[Code that draws figures]
%%
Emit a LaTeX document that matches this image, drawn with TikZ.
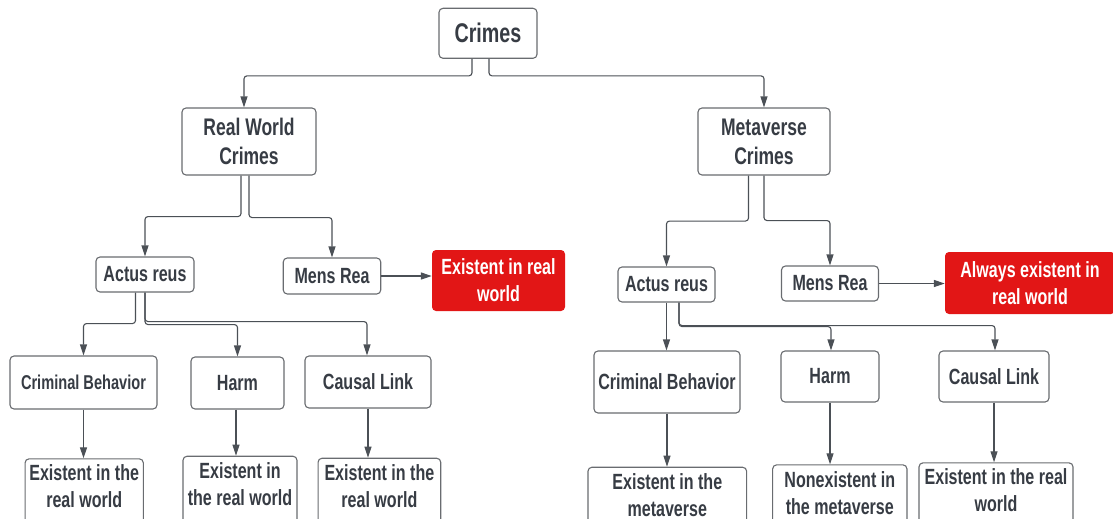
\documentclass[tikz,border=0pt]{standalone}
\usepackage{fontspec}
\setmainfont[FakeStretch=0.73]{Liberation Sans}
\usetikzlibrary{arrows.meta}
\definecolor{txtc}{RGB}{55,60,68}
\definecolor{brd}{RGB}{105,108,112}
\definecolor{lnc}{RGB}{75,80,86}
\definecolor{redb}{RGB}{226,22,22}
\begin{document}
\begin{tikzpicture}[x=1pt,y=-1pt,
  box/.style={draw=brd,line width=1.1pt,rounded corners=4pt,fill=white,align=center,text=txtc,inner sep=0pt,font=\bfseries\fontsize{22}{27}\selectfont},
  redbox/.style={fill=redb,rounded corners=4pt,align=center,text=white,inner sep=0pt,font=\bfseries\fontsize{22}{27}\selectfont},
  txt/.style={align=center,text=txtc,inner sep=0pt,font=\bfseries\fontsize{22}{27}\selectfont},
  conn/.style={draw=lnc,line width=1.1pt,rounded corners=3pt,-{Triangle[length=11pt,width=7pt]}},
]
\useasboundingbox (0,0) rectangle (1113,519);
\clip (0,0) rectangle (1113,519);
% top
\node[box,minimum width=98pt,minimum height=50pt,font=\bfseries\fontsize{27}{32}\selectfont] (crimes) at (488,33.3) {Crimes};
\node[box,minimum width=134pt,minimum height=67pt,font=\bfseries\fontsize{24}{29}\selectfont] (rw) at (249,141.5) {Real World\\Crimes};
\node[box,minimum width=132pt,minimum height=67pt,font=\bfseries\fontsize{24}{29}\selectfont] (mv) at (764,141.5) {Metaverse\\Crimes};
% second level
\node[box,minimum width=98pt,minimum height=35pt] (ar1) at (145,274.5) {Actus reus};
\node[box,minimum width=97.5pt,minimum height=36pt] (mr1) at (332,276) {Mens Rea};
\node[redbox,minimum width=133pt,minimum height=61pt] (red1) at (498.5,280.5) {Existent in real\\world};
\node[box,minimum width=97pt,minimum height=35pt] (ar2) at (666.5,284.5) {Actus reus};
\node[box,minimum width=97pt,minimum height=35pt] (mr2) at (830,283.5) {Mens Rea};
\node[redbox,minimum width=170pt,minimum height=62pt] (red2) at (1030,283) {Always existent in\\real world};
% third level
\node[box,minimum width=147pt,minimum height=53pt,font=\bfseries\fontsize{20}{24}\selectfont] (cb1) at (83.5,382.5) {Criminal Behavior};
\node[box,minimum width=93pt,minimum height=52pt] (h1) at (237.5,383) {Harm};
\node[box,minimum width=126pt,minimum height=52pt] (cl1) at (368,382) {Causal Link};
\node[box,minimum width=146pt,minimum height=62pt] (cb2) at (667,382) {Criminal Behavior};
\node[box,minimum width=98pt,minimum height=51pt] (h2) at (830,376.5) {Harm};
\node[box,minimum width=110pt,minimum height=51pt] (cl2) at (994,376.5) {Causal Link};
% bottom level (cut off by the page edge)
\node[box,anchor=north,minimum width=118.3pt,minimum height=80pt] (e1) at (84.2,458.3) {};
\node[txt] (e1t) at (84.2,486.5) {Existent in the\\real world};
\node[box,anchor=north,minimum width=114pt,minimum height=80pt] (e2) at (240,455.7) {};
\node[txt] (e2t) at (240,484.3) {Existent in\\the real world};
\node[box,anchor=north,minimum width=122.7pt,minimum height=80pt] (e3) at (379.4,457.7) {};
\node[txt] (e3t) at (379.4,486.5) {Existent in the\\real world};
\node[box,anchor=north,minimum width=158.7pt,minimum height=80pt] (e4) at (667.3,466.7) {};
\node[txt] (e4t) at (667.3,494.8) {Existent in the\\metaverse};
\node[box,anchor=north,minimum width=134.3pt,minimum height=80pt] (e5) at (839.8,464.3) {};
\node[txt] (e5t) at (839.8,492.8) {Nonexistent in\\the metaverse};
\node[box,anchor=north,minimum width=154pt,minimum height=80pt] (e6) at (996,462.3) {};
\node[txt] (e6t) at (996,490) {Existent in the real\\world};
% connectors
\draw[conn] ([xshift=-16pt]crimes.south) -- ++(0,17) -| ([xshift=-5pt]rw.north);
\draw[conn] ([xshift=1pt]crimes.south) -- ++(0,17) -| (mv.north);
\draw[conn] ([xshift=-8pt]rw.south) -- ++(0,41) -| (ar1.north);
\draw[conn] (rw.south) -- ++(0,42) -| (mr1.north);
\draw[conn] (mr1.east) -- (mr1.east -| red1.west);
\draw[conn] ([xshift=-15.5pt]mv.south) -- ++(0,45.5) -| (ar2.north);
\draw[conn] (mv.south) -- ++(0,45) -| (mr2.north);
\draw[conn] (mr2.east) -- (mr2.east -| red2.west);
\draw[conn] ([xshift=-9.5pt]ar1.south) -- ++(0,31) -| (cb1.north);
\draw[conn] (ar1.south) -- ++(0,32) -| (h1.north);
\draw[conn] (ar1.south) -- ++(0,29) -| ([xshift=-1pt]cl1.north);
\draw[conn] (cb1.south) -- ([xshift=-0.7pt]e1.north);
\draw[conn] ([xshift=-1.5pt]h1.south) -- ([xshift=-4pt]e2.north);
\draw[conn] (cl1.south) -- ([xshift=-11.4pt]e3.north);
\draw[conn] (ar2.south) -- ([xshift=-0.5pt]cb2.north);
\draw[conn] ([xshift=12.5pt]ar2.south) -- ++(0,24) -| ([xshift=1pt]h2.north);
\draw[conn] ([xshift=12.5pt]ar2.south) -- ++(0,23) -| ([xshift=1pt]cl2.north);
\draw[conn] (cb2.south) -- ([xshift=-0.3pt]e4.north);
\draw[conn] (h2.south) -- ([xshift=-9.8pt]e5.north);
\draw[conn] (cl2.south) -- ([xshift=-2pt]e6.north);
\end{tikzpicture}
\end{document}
%%
%%
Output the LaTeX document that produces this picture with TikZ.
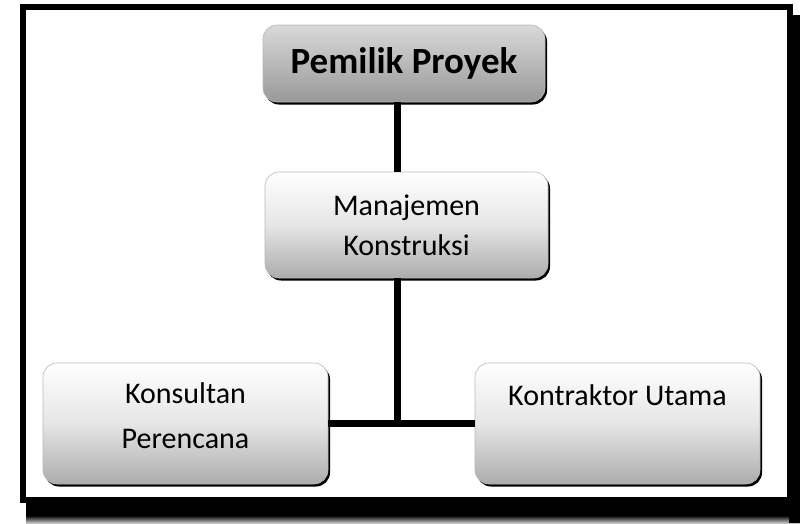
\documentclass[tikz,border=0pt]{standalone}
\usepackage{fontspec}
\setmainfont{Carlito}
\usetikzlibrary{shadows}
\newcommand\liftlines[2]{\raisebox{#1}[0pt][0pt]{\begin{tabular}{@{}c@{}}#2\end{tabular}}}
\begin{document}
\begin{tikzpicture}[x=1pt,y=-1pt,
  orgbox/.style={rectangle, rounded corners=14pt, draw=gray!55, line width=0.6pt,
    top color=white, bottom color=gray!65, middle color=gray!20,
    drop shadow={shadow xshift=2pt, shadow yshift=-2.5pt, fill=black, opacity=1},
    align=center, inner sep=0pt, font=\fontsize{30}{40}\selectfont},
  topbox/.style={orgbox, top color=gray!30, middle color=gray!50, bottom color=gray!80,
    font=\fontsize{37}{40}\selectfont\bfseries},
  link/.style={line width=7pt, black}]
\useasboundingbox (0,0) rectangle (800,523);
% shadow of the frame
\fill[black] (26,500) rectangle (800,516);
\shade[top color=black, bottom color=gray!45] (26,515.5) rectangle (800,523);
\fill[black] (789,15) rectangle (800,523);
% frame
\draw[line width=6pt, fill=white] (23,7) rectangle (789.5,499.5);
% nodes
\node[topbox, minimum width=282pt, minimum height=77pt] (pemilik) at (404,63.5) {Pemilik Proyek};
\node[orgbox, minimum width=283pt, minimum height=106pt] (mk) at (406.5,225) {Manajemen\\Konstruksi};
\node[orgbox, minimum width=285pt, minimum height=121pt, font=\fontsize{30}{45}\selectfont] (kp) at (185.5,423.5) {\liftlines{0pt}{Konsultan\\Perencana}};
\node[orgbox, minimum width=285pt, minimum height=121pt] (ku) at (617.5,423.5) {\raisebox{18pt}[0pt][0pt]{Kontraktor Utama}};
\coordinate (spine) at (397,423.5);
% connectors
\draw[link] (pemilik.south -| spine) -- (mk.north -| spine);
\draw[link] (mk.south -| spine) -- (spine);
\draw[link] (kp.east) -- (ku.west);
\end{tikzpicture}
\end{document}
%%
Identify every line above that includes the word "this", and show those lines.

§ **COMPLETE OUTPUT**:
Emit a LaTeX document that matches this image, drawn with TikZ.
Output the LaTeX document that produces this picture with TikZ.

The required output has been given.